I don't use them. I was asked what an alternative was.
You tell me how any store bought veggies taste?
Besides if I was totally worried about my health would I be smoking? Lmao!


----------



## tinkerhell (Oct 8, 2014)

Cool. If you have time, I would like to hear more about the trading aspect.


----------



## Sharkbait (Feb 9, 2014)

tinkerhell said:


> Cool.
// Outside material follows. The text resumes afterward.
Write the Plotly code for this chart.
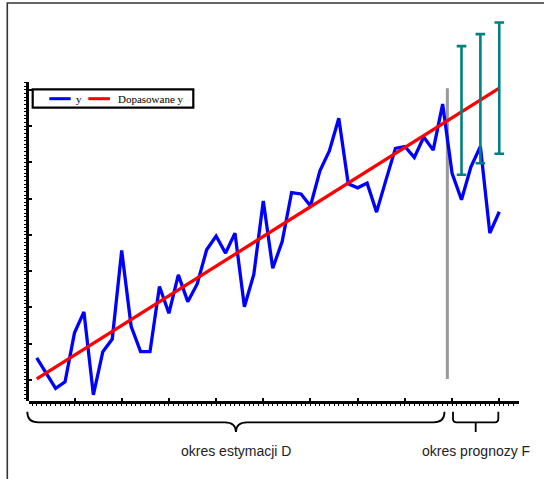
import plotly.graph_objects as go

# ---------------- data ----------------
t = list(range(1, 51))
y = [1.61, 1.20, 0.77, 0.95, 2.30, 2.88, 0.59, 1.78, 2.13, 4.57,
     2.48, 1.78, 1.78, 3.58, 2.84, 3.90, 3.16, 3.65, 4.59, 4.97,
     4.50, 5.05, 3.02, 3.92, 5.94, 4.08, 4.82, 6.17, 6.13, 5.80,
     6.77, 7.32, 8.22, 6.41, 6.30, 6.43, 5.63, 6.52, 7.39, 7.44,
     7.14, 7.70, 7.34, 8.61, 6.70, 5.97, 6.88, 7.44, 5.05, 5.64]
fit_t = [1, 50]
fit_y = [1.03, 9.05]
pi_t = [46, 48, 50]
pi_lo = [6.66, 6.98, 7.24]
pi_hi = [10.21, 10.54, 10.86]
split_t = 44.5
est_period = [0.0, 44.2]
fc_period = [45.1, 49.9]
period_labels = ["okres estymacji D", "okres prognozy F"]
series_names = ["y", "Dopasowane y"]

# ---------------- layout geometry ----------------
W, H = 544, 479
PL, PR, PT, PB = 29, 519, 12, 401          # plot area in pixels
PW, PH = PR - PL, PB - PT
XMIN, XMAX = 0.18, 52.09
YMIN, YMAX = 0.42, 11.15
YAX_TOP = 9.23                               # top of drawn y axis line

BLUE, RED, TEAL, GRAY = "#0000FF", "#FF0000", "#008080", "#999999"


def xp(px):
    return (px - PL) / PW


def yp(py):
    return (PB - py) / PH


def tx(tv):
    return PL + (tv - XMIN) / (XMAX - XMIN) * PW


def path(pts_cmds):
    out = []
    for cmd in pts_cmds:
        c, *pts = cmd
        s = c
        for (px, py) in pts:
            s += " %.4f,%.4f" % (xp(px), yp(py))
        out.append(s)
    return " ".join(out)


fig = go.Figure()

# split line
fig.add_trace(go.Scatter(x=[split_t, split_t], y=[min(fit_y), max(fit_y)],
                         mode="lines", line=dict(color=GRAY, width=3),
                         showlegend=False, hoverinfo="skip"))
# actual series
fig.add_trace(go.Scatter(x=t, y=y, mode="lines", name=series_names[0],
                         line=dict(color=BLUE, width=3.3), showlegend=False))
# fitted line
fig.add_trace(go.Scatter(x=fit_t, y=fit_y, mode="lines", name=series_names[1],
                         line=dict(color=RED, width=3.3), showlegend=False))
# prediction intervals
pi_c = [(a + b) / 2 for a, b in zip(pi_lo, pi_hi)]
fig.add_trace(go.Scatter(
    x=pi_t, y=pi_c, mode="markers", marker=dict(size=2, opacity=0),
    error_y=dict(type="data", symmetric=False,
                 array=[h - c for h, c in zip(pi_hi, pi_c)],
                 arrayminus=[c - l for c, l in zip(pi_c, pi_lo)],
                 color=TEAL, thickness=2.6, width=4.8),
    showlegend=False, hoverinfo="skip"))
# dummy trace for the short left axis
fig.add_trace(go.Scatter(x=[None], y=[None], xaxis="x", yaxis="y2",
                         showlegend=False, hoverinfo="skip"))

shapes = []
# outer frame (its right and bottom edges lie outside the picture)
shapes.append(dict(type="rect", xref="paper", yref="paper",
                   x0=xp(7.3), x1=xp(W + 10), y0=yp(3.0), y1=yp(H + 10),
                   line=dict(color="#333333", width=1.6), fillcolor="rgba(0,0,0,0)",
                   layer="below"))

# braces
ytop, ymid, ytip = 411.7, 422.3, 432.0
a, b = tx(est_period[0]), tx(est_period[1])
c = (a + b) / 2
r = 11
shapes.append(dict(type="path", xref="paper", yref="paper",
                   path=path([("M", (a, ytop)), ("Q", (a, ymid), (a + r, ymid)),
                              ("L", (c - r, ymid)), ("Q", (c, ymid), (c, ytip)),
                              ("Q", (c, ymid), (c + r, ymid)),
                              ("L", (b - r, ymid)), ("Q", (b, ymid), (b, ytop))]),
                   line=dict(color="black", width=1.8)))
a2, b2 = tx(fc_period[0]), tx(fc_period[1])
c2 = (a2 + b2) / 2
r2 = 3.5
shapes.append(dict(type="path", xref="paper", yref="paper",
                   path=path([("M", (a2, ytop)), ("L", (a2, ymid - r2)),
                              ("Q", (a2, ymid), (a2 + r2, ymid)),
                              ("L", (b2 - r2, ymid)), ("Q", (b2, ymid), (b2, ymid - r2)),
                              ("L", (b2, ytop)),
                              ("M", (c2, ymid)), ("L", (c2, ytip))]),
                   line=dict(color="black", width=1.8)))

# manual legend
shapes.append(dict(type="rect", xref="paper", yref="paper",
                   x0=xp(32.7), x1=xp(193.3), y0=yp(89.3), y1=yp(107.7),
                   line=dict(color="black", width=2.2), fillcolor="white"))
shapes.append(dict(type="line", xref="paper", yref="paper",
                   x0=xp(49.3), x1=xp(70.7), y0=yp(98.7), y1=yp(98.7),
                   line=dict(color=BLUE, width=3)))
shapes.append(dict(type="line", xref="paper", yref="paper",
                   x0=xp(88.3), x1=xp(110), y0=yp(98.7), y1=yp(98.7),
                   line=dict(color=RED, width=3)))

annotations = [
    dict(x=xp(73.5), y=yp(98.7), xref="paper", yref="paper", text=series_names[0],
         showarrow=False, xanchor="left", yanchor="middle",
         font=dict(family="Liberation Serif, Times New Roman, serif", size=11, color="black")),
    dict(x=xp(116.3), y=yp(98.7), xref="paper", yref="paper", text=series_names[1],
         showarrow=False, xanchor="left", yanchor="middle",
         font=dict(family="Liberation Serif, Times New Roman, serif", size=11, color="black")),
    dict(x=xp(c), y=yp(451), xref="paper", yref="paper", text=period_labels[0],
         showarrow=False, xanchor="center", yanchor="middle",
         font=dict(family="Liberation Sans, Arial, sans-serif", size=14, color="#222222")),
    dict(x=xp(c2), y=yp(451), xref="paper", yref="paper", text=period_labels[1],
         showarrow=False, xanchor="center", yanchor="middle",
         font=dict(family="Liberation Sans, Arial, sans-serif", size=14, color="#222222")),
]

fig.update_layout(
    width=W, height=H, autosize=False,
    margin=dict(l=PL, r=W - PR, t=PT, b=H - PB, pad=0),
    paper_bgcolor="white", plot_bgcolor="rgba(0,0,0,0)",
    showlegend=False,
    xaxis=dict(range=[XMIN, XMAX], anchor="y", showgrid=False, zeroline=False,
               showline=True, linecolor="black", linewidth=2.5,
               ticks="inside", ticklen=3, tickwidth=2, tickcolor="black",
               tickmode="linear", tick0=0, dtick=5, showticklabels=False,
               minor=dict(ticks="outside", ticklen=2, tickwidth=1, tickcolor="black",
                          tickmode="linear", tick0=0, dtick=0.5)),
    yaxis=dict(range=[YMIN, YMAX], visible=False, showgrid=False, zeroline=False),
    yaxis2=dict(range=[YMIN, YAX_TOP], anchor="x", side="left",
                domain=[0, (YAX_TOP - YMIN) / (YMAX - YMIN)],
                showgrid=False, zeroline=False,
                showline=True, linecolor="black", linewidth=2.5,
                ticks="inside", ticklen=3, tickwidth=2, tickcolor="black",
                tickmode="linear", tick0=1, dtick=1, showticklabels=False,
                minor=dict(ticks="outside", ticklen=2, tickwidth=1, tickcolor="black",
                           tickmode="linear", tick0=0, dtick=0.1)),
    shapes=shapes,
    annotations=annotations,
)

fig.write_html(
    "out.html",
    config={"displayModeBar": False},
    post_script="document.body.style.margin='0px';document.body.style.overflow='hidden';",
)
If you have time, I would like to hear more about the trading aspect.


I don't think that there will be a trading aspect,lol,as most on this thread are smokers and I know i'm not getting rid of any that I have stored (it doesn't grow well in my region) and i'll bet most smokers would agree to holding onto their stash as well.

However,during a shtf event,i'd think tobacco and cigs will worth more than gold to the unprepared,just like alcohol.So whether a smoker or not,having some for barter material would be a great item to stock for trading.

Depending on what type of shtf event that happened,would dictate how long it would be,personally,before I would start bartering and even then I would start out only bartering with locals I know in my rural area.


----------



## tinkerhell (Oct 8, 2014)

Thanks, that makes sense. OP said he trades on a regular basis, his situation must be unique. I would love to hear about someday.


----------



## hawgrider (Oct 24, 2014)

tinkerhell said:


> Thanks, that makes sense. OP said he trades on a regular basis, his situation must be unique. I would love to hear about someday.


For a non smoker with a stock of tobacco trade could be quite profitable. Its profitable now let alone if shtf


----------



## jro1 (Mar 3, 2014)

does anyone store chew! I chew a couple tins a week, but I want to keep some in storage for barter and personal use! it doesnt freeze well, it getts really dry in the freezer, even when sealed!


----------



## Salt-N-Pepper (Aug 18, 2014)

Are you storing them vacuum sealed in those jars?

If not, it might help to use a food saver that vacuum seals the jars, can't imagine it would do anything but help.


----------